┌─ RECORD EXTRACTS

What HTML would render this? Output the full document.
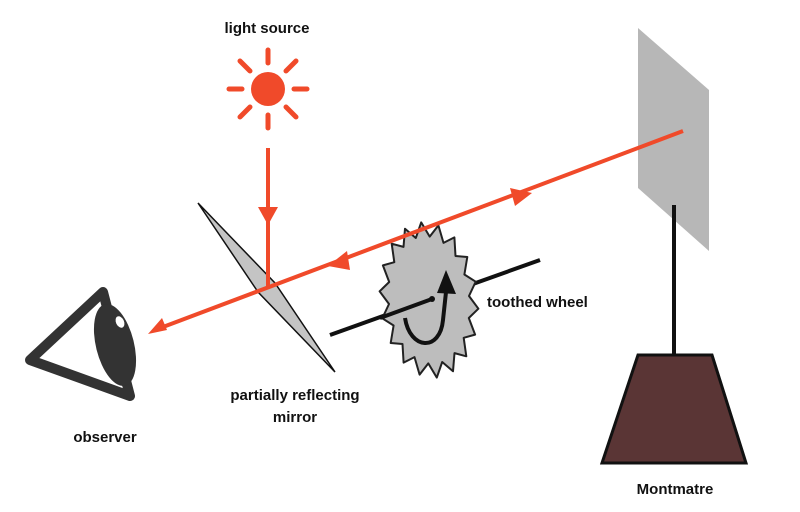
<!DOCTYPE html>
<html><head><style>
html,body{margin:0;padding:0;background:#fff;}
svg{display:block}
text{font-family:"Liberation Sans",sans-serif;font-weight:bold;font-size:15px;fill:#111}
</style></head><body>
<svg width="800" height="512" viewBox="0 0 800 512" xmlns="http://www.w3.org/2000/svg">
<rect width="800" height="512" fill="#fff"/>
<polygon points="638,28 709,90 709,251 638,188" fill="#b7b7b7"/>
<line x1="674" y1="205" x2="674" y2="356" stroke="#111" stroke-width="4"/>
<polygon points="638,355 712,355 746,463 602,463" fill="#5a3535" stroke="#111" stroke-width="3"/>
<g stroke="#f04a2a" stroke-width="5" stroke-linecap="round">
<circle cx="268" cy="89" r="17" fill="#f04a2a" stroke="none"/>
<line x1="268" y1="50" x2="268" y2="63"/>
<line x1="268" y1="115" x2="268" y2="128"/>
<line x1="229" y1="89" x2="242" y2="89"/>
<line x1="294" y1="89" x2="307" y2="89"/>
<line x1="240" y1="61" x2="250" y2="71"/>
<line x1="286" y1="107" x2="296" y2="117"/>
<line x1="296" y1="61" x2="286" y2="71"/>
<line x1="250" y1="107" x2="240" y2="117"/>
</g>
<polygon points="198,203 275,283 335,372 258,292" fill="#c4c4c4" stroke="#111" stroke-width="1.5"/>
<line x1="330" y1="335" x2="540" y2="260" stroke="#111" stroke-width="4"/>
<polygon id="gear" fill="#bdbdbd" stroke="#222" stroke-width="2" stroke-linejoin="round"/>
<line x1="380" y1="318" x2="432" y2="299" stroke="#111" stroke-width="4"/>
<circle cx="432" cy="299" r="3" fill="#111"/>
<path d="M405,318 C410,350 440,352 443,320 L446,292" fill="none" stroke="#111" stroke-width="4"/>
<polygon points="437,293 446,270 456,294" fill="#111"/>
<g stroke="#f04a2a" stroke-width="4" fill="#f04a2a">
<line x1="268" y1="148" x2="268" y2="288"/>
<line x1="683" y1="131" x2="155" y2="330"/>
</g>
<polygon points="258,207 278,207 268,225" fill="#f04a2a"/>
<polygon points="510,188 532,193 515,206" fill="#f04a2a"/>
<polygon points="328,266 347,251 350,270" fill="#f04a2a"/>
<polygon points="148,334 162,318 167,330" fill="#f04a2a"/>
<polygon points="103,292 30,360 130,396" fill="none" stroke="#333" stroke-width="10" stroke-linejoin="round"/>
<ellipse cx="115" cy="345" rx="19" ry="42" transform="rotate(-14 115 345)" fill="#333"/>
<ellipse cx="120" cy="322" rx="4" ry="6" transform="rotate(-25 120 322)" fill="#fff"/>
<text x="267" y="33" text-anchor="middle">light source</text>
<text x="487" y="307">toothed wheel</text>
<text x="295" y="400" text-anchor="middle">partially reflecting</text>
<text x="295" y="422" text-anchor="middle">mirror</text>
<text x="105" y="442" text-anchor="middle">observer</text>
<text x="675" y="494" text-anchor="middle">Montmatre</text>
</svg>
<script>
var p=[],cx=429,cy=300,n=18;
for(var i=0;i<n*2;i++){var a=i*Math.PI/n,r=(i%2?1:0.82);
var x=49*r*Math.cos(a),y=78*r*Math.sin(a);
var t=-0.1;p.push((cx+x*Math.cos(t)-y*Math.sin(t)).toFixed(1)+","+(cy+x*Math.sin(t)+y*Math.cos(t)).toFixed(1));}
document.getElementById('gear').setAttribute('points',p.join(' '));
</script>
</body></html>
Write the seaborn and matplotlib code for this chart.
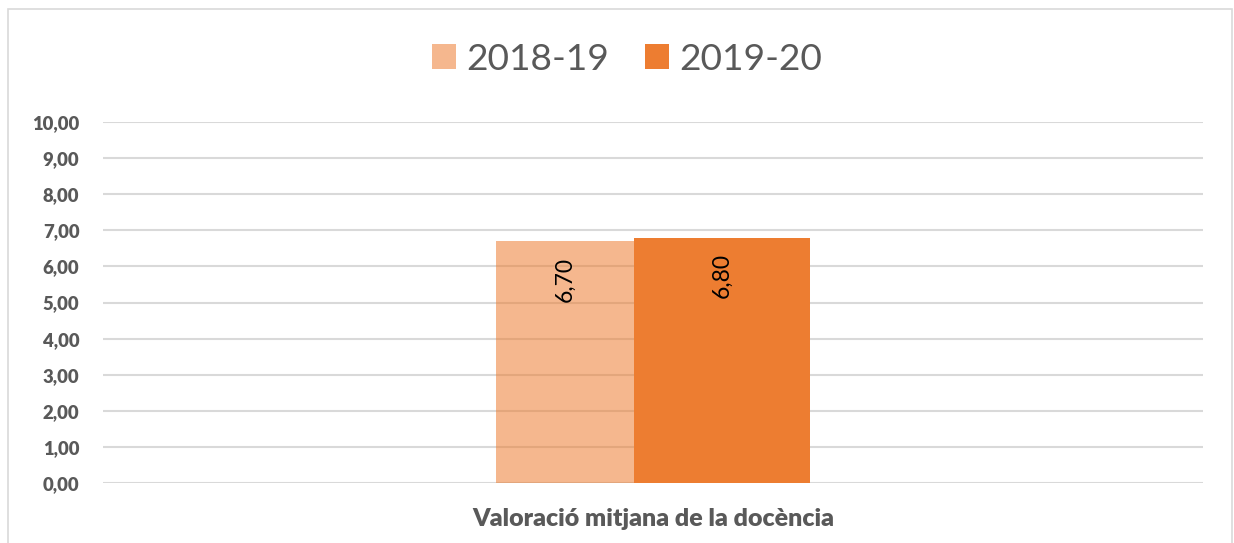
import matplotlib
matplotlib.use("Agg")
import matplotlib.pyplot as plt
import seaborn as sns
import pandas as pd
from matplotlib.patches import Rectangle

categories = ["Valoració mitjana de la docència"]
series = ["2018-19", "2019-20"]
values = [6.70, 6.80]
value_labels = ["6,70", "6,80"]
yticks = [0, 1, 2, 3, 4, 5, 6, 7, 8, 9, 10]
ytick_labels = ["0,00", "1,00", "2,00", "3,00", "4,00", "5,00", "6,00", "7,00", "8,00", "9,00", "10,00"]

df = pd.DataFrame({"cat": categories * len(series), "serie": series, "val": values})

sns.set_theme(style="white")
plt.rcParams["font.family"] = ["Lato", "DejaVu Sans"]

fig = plt.figure(figsize=(12.34, 5.43), dpi=100)
ax = fig.add_axes([103/1234, 1 - 483/543, 1100/1234, 361/543])

base = "#ED7D31"
palette = {"2018-19": base, "2019-20": base}
sns.barplot(data=df, x="cat", y="val", hue="serie", palette=palette, ax=ax,
            width=0.2855, dodge=True, legend=False, saturation=1)

ax.set_xlim(-0.5, 0.5)
ax.set_ylim(0, 10)
ax.set_axisbelow(True)

# adjust bars to match reference proportions
pxu = 1.0 / 1100
bars = sorted(ax.patches, key=lambda p: p.get_x())
x0 = (496 - 653) * pxu
widths = [138 * pxu, 176 * pxu]
alphas = [0.55, 1.0]
xs = [x0, x0 + widths[0]]
for p, xx, w, a in zip(bars, xs, widths, alphas):
    p.set_x(xx)
    p.set_width(w)
    p.set_alpha(a)
    p.set_edgecolor("none")
    p.set_linewidth(0)

for p, lab in zip(bars, value_labels):
    ax.text(p.get_x() + p.get_width() / 2, p.get_height() - 0.43, lab,
            rotation=90, ha="center", va="top", fontsize=16.5, color="black")

ax.set_yticks(yticks)
ax.set_yticklabels(ytick_labels, fontsize=13.3, fontweight="heavy", color="#595959")
ax.tick_params(axis="y", length=0, pad=17)
ax.tick_params(axis="x", length=0)
ax.set_xticks([])
ax.grid(axis="y", color="#D9D9D9", linewidth=1.5)
ax.grid(axis="x", visible=False)
for s in ax.spines.values():
    s.set_visible(False)
ax.set_ylabel("")
ax.set_xlabel(categories[0], fontsize=18, fontweight="heavy", color="#595959", labelpad=18)

# legend
handles = [Rectangle((0, 0), 1, 1, color=base, alpha=0.55, linewidth=0),
           Rectangle((0, 0), 1, 1, color=base, linewidth=0)]
fig.legend(handles, series, loc="center", bbox_to_anchor=(627/1234, 1 - 59/543), ncol=2,
           frameon=False, fontsize=26.7, handlelength=0.66, handleheight=0.66,
           handletextpad=0.28, columnspacing=0.95, labelcolor="#595959")

# chart border
fig.patches.append(Rectangle((8/1234, -0.05), (1232 - 8)/1234, 1.05 - 9/543,
                             transform=fig.transFigure, fill=False,
                             edgecolor="#D9D9D9", linewidth=1.2))

fig.savefig("out.png", dpi=100)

└─

**GIVEN REQUEST:** Nothing but the lines above, starting at the line that contains "Write the seaborn" and ending at the line that contains "from matplotlib.patches import Rectangle", should be given again, exactly and without the pictures.

**EXERCISE RESPONSE:**
Write the seaborn and matplotlib code for this chart.
import matplotlib
matplotlib.use("Agg")
import matplotlib.pyplot as plt
import seaborn as sns
import pandas as pd
from matplotlib.patches import Rectangle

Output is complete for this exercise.